Keywords: Litigation, alternative dispute resolution (ADR), negotiation, knowledge power, collaborative problem-solving
Alternative dispute resolution (ADR) and negotiation are well-accepted dispute resolution methods.1 Edward Christies important new book, Finding Solutions for Environmental Conflicts: Power and Negotiation, explores the distinction between dispute resolution processes, namely ADR and litigation, in resolving environmental conflicts. Christie presents a limited view of litigation. He argues that in a legal dispute, the legal question is adjudicated and the question of law is settled when a judicial decision is imposed. Yet, the conflict underlying the dispute may still be outstanding. Christie posits an alternative, no surprise given the title of the book. He states: '[i]n contrast to litigation, ADR enables a solution for the immediate conflict to be negotiated - and may also incorporate outcomes for potential environmental problems should they emerge at some future date.'2 In other words, ADR offers prospective-oriented solutions that may resolve not only the immediate environmental dispute but also future problems, while offering a process that is inclusive of affected stakeholders' interests, such as the local community.
Christie explores the litigation and ADR dichotomy by way of the concept of 'knowledge power'. Knowledge power is implicitly defined: it refers to knowledge of legal rights, scientific data and information relating to the environmental conflict.3 In the ADR literature, the concept of power is often understood as a key aspect to the resolution of conflicts; parties to a negotiation must be provided with an opportunity to share power and engage in effective participation in order to achieve a consensual negotiated outcome to the environmental conflict. Christie extends the notion of power to include knowledge power. It is this concept of knowledge power that forms the common theme throughout Finding Solutions for Environmental Conflicts.

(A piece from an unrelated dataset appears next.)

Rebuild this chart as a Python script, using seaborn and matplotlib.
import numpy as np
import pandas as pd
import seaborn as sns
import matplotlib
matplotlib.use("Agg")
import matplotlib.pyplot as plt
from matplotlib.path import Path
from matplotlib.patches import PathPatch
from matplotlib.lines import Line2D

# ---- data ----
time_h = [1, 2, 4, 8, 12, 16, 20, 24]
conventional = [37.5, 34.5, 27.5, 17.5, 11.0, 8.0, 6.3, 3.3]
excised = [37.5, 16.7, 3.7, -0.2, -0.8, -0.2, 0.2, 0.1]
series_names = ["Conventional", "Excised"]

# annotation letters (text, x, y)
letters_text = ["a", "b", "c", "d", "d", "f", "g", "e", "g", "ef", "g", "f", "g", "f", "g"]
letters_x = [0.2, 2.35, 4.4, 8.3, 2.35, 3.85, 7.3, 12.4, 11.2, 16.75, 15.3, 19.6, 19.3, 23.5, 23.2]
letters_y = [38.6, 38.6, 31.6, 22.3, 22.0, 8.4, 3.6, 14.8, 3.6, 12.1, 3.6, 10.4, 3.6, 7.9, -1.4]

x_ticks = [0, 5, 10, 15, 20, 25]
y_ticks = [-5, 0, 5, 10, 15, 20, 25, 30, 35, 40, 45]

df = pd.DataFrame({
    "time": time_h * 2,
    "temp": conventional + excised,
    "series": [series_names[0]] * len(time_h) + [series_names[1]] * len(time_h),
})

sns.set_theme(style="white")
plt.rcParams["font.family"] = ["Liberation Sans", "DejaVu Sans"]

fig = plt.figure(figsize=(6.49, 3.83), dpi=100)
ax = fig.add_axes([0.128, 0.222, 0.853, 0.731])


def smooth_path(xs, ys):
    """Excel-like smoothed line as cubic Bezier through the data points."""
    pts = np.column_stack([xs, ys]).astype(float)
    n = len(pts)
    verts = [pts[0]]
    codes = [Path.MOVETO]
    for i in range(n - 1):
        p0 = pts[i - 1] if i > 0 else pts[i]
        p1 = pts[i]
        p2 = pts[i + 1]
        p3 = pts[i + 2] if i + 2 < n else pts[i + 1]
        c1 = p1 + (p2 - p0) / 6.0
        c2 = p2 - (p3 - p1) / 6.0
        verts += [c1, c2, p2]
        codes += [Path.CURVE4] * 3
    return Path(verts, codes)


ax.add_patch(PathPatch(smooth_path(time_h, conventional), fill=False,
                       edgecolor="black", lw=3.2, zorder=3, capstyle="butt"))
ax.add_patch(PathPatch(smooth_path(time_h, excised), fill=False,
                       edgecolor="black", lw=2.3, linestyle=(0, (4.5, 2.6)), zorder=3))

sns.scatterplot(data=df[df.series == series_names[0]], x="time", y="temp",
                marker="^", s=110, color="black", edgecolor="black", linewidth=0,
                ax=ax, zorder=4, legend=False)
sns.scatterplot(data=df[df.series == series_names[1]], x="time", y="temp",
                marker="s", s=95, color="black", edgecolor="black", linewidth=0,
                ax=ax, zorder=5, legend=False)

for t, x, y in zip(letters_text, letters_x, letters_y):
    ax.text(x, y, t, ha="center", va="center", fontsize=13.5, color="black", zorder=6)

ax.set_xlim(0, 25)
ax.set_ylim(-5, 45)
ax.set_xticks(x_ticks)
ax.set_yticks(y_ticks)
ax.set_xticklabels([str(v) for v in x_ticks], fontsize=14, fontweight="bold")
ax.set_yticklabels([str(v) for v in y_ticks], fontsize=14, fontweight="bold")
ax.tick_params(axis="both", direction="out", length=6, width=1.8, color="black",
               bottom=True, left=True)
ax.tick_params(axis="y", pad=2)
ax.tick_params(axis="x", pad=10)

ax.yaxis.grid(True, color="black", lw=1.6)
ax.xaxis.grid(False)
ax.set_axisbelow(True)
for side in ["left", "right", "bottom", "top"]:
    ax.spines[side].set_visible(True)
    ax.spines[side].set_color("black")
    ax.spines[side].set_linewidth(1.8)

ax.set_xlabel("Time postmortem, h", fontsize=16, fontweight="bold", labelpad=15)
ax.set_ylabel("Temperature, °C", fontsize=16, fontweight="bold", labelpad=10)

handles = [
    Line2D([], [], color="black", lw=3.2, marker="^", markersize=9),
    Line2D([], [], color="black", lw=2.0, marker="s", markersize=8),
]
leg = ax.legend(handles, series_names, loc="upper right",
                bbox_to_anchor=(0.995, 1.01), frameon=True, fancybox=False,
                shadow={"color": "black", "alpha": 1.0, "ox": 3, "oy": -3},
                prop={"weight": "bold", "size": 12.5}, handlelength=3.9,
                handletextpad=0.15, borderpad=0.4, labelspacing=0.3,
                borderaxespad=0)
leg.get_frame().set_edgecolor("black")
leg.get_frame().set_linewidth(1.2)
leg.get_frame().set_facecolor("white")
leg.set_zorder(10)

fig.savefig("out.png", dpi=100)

Christie is a former agricultural scientist and is now a barrister, specialising in environmental disputes in Australia. He approaches the issue of finding solutions to environmental conflicts from a cross-disciplinary standpoint. He combines science and law into a problem-solving method that is based on ADR principles to ensure that the scope of the book presents a cross-disciplinary viewpoint where neither wholly legal nor wholly scientific perspectives dominate. As a result, Christies book is directed at a diverse audience, including the 'lawyer, scientist, engineer, planner ...',4 as well as indig-enous peoples who can bring 'traditional indigenous knowledge'5 to the negotiating table. Moreover, given that the book is written in highly accessible language, it is possible that a layperson such as a member of a local community group might consider consulting this book when creating a strategy to engage effectively in an environmental conflict.

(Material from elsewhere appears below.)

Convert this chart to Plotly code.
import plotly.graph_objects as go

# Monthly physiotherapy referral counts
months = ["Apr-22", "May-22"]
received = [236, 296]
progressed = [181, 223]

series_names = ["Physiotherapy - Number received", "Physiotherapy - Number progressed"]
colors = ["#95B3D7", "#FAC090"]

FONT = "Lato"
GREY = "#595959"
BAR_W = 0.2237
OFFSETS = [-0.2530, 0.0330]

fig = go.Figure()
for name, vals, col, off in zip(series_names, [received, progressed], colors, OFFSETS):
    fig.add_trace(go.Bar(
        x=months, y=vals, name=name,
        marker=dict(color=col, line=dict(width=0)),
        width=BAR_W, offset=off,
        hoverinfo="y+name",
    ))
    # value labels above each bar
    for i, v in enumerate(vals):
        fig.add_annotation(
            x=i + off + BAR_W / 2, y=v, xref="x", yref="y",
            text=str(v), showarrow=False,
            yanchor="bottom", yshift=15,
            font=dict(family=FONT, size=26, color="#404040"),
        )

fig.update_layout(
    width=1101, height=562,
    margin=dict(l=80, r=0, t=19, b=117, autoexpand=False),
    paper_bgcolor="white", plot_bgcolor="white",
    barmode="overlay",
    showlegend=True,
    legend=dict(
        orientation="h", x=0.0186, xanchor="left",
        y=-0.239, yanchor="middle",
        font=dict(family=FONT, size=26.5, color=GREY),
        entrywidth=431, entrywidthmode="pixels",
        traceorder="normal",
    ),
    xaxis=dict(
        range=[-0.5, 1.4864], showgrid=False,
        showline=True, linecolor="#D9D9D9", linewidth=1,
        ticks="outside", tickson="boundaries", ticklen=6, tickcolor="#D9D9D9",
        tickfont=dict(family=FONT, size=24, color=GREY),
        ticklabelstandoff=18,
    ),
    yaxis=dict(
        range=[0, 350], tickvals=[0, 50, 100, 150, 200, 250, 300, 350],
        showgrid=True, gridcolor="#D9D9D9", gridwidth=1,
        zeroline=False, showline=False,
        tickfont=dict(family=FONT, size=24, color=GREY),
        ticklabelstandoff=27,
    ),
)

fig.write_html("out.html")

Finding Solutions for Environmental Conflicts is well structured into three main aspects. The legal and scientific framework that underlies the knowledge of power concept is set out in Chapters 1 to 4. The presentation of environmental problems is canvassed in Chapters 5 to 9. Thirdly, the presentation of a collaborative problem-solving model of dispute resolution is discussed in Chapter 10.
Chapter 1 is a good primer on the resolution of environmental conflicts with a focus on the interplay between law and science as well as the concept of power in resolving conflicts.
The legal and scientific framework sketched by Christie, in Chapter 2, begins with a typology of the various sources of conflict (specifically information, values, interests and structural and relationship conflicts) that can fuel an environ mental conflict. Throughout the remainder of the chapter, he concentrates on information conflicts. The concept of an information conflict is further subdivided into five categories: (a) questions of law, (b) international treaties and conventions, (c) facts (scientific and lay evidence), (d) policy, and (e) values. He provides a legal interpretation of each of the five categories from the three jurisdictions of Australia, the United Kingdom and the United States. In this chapter he introduces the concept of knowledge power, and ties it to scientific information and, more particularly, the problem of resolving a conflict when the scientific information is either misunderstood or missing. He presents information conflicts as a barrier to conflict resolution. The lack of information demands that the dispute resolution process includes a procedure for the disputants to become engaged in evaluating the scientific data and the potential environmental impacts. ADR is viewed as the appropriate dispute resolution process. An ADR process can be designed to disclose the information to the parties in a procedurally fair manner, which may have the effect of de-escalating the conflict. The author's focus on informational conflicts suggests that perhaps Christie views this type of conflict as the primary barrier to resolving environ mental conflicts.